The Republican future in this scenario replicates the southern-Democratic past. There is another way forward for the party, but it involves more change.
This way begins with a basic fact: Over the course of the 2010s, the share of adult non-Hispanic whites with a college degree rose from 33 percent to 40 percent. That proportion will continue to rise in the 2020s.
It is education more than immigration that is making formerly red states purple, or even blue. In Texas, for example, the higher the proportion of college-educated adults in a county, the harder that county swung to the Democrats in the Trump era. One result, noted by The Texas Tribune, is that Dallas and Fort Worth are following Austin and Houston into the Democratic column—and in the six fastest-growing Texas suburban counties, Trump won by a cumulative total of a tenth of a percentage point, or 2,515 votes.

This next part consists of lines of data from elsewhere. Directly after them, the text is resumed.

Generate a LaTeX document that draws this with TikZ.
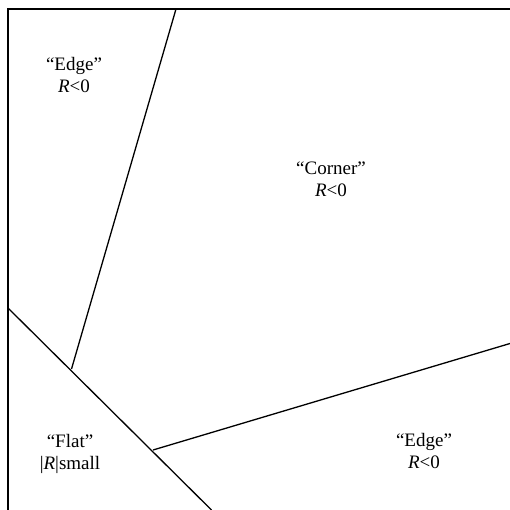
\documentclass[tikz,border=0pt]{standalone}
\usepackage{fontspec}
\setmainfont{Liberation Serif}
\begin{document}
\begin{tikzpicture}[x=1pt,y=-1pt,
  edge/.style={line width=1.3pt,black},
  lbl/.style={font=\fontsize{19}{22}\selectfont,align=center,inner sep=0pt}]
\useasboundingbox (0,0) rectangle (510,510);
\coordinate (tl) at (8,9);
\coordinate (tr) at (510,9);
\coordinate (bl) at (8,510);
\coordinate (a1) at (176,9);
\coordinate (a2) at (71.5,369);
\coordinate (d1) at (8,308);
\coordinate (d2) at (211.5,510);
\coordinate (b1) at (153,450);
\coordinate (b2) at (510,343.5);
\draw[edge] (tr) -- (tl) -- (bl);
\draw[edge] (a1) -- (a2);
\draw[edge] (d1) -- (d2);
\draw[edge] (b1) -- (b2);
\node[lbl] (e1) at (74,75) {“Edge”\\ \textit{R}<0};
\node[lbl] (c) at (331,179) {“Corner”\\ \textit{R}<0};
\node[lbl] (f) at (70,454) {“Flat”\\ |\textit{R}|small};
\node[lbl] (e2) at (424,451) {“Edge”\\ \textit{R}<0};
\end{tikzpicture}
\end{document}
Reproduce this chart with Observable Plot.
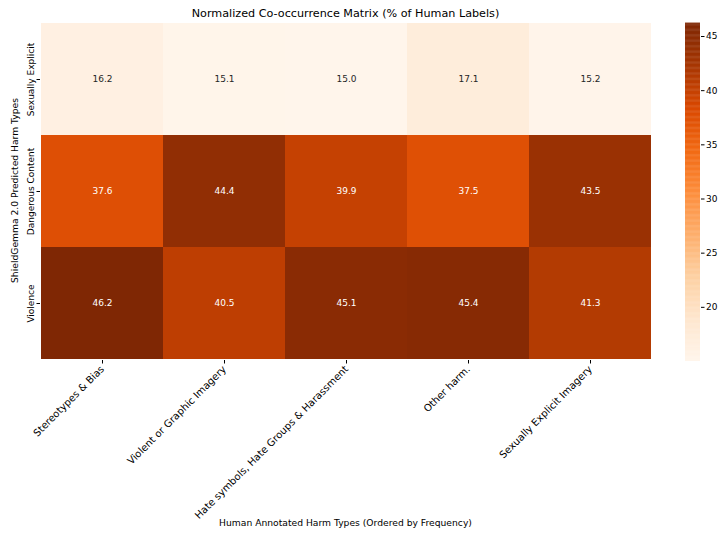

Similar stories can be told in Arizona, Georgia, and North Carolina.
To compete, Republicans must adapt to the new American electorate: more secular, more diverse, more accepting of female leadership. And this is possible.
In California, the same electorate that rejected Donald Trump by a larger margin than it rejected Barry Goldwater in 1964 also voted 57–43 against Proposition 16, reaffirming the state’s ban on racial preferences in public education and public hiring.* A Korean American woman, Young Kim, won the hotly contested race in California’s Thirty-Ninth District, centered on Richard Nixon’s hometown of Yorba Linda. The next Republican House caucus will include at least 25 women. Seven of the Republicans who flipped districts in 2020 were women.
Republicans showed some suburban strength in 2020. They won the Twenty-Seventh Congressional District in Florida, stretching southward from Miami Beach and Miami International Airport. They won the Twenty-Fourth in Texas, which extends atop Dallas from Plano to Fort Worth. They could do better still as a modern party of center-right, business-savvy, fiscally conservative, culturally modern voters, sheared away from the crooks and kooks of the Trump years.
It may take time for Republicans to acknowledge to themselves the truth about the Trump years. But they can act on that truth even if they do not acknowledge it. They can begin by putting an end to Trump’s postelection tantrum and accepting without further weasel talk the reality of Joe Biden’s victory and his presidency. Then they can quit the gerrymandering business and recommit themselves to equal voting rights—competing to win over voters rather than disenfranchising them. Their goal should be creating a modern party of the center-right, redeemed from the squalor of the Trump era, unafraid of elections equally and fairly open to every adult citizen.
Otherwise, America is heading back to the politics of the Jim Crow era, with privileged minorities manipulating antidemocratic state rules to thwart democracy at the national level. This was wrong then, and it’s wrong now.
The former Canadian ambassador to the U.S., Allan Gotlieb, used to say of American politics: “It’s never over until it’s over. And when it’s over, it’s still not over.” Democrats recovered from being on the wrong side of the Civil War. Republicans survived being on the wrong side of the Great Depression’s recovery. Trump’s party can recover from Trump. But first, it must make up its mind that it wants to try, and try by means worthy of a democratic society.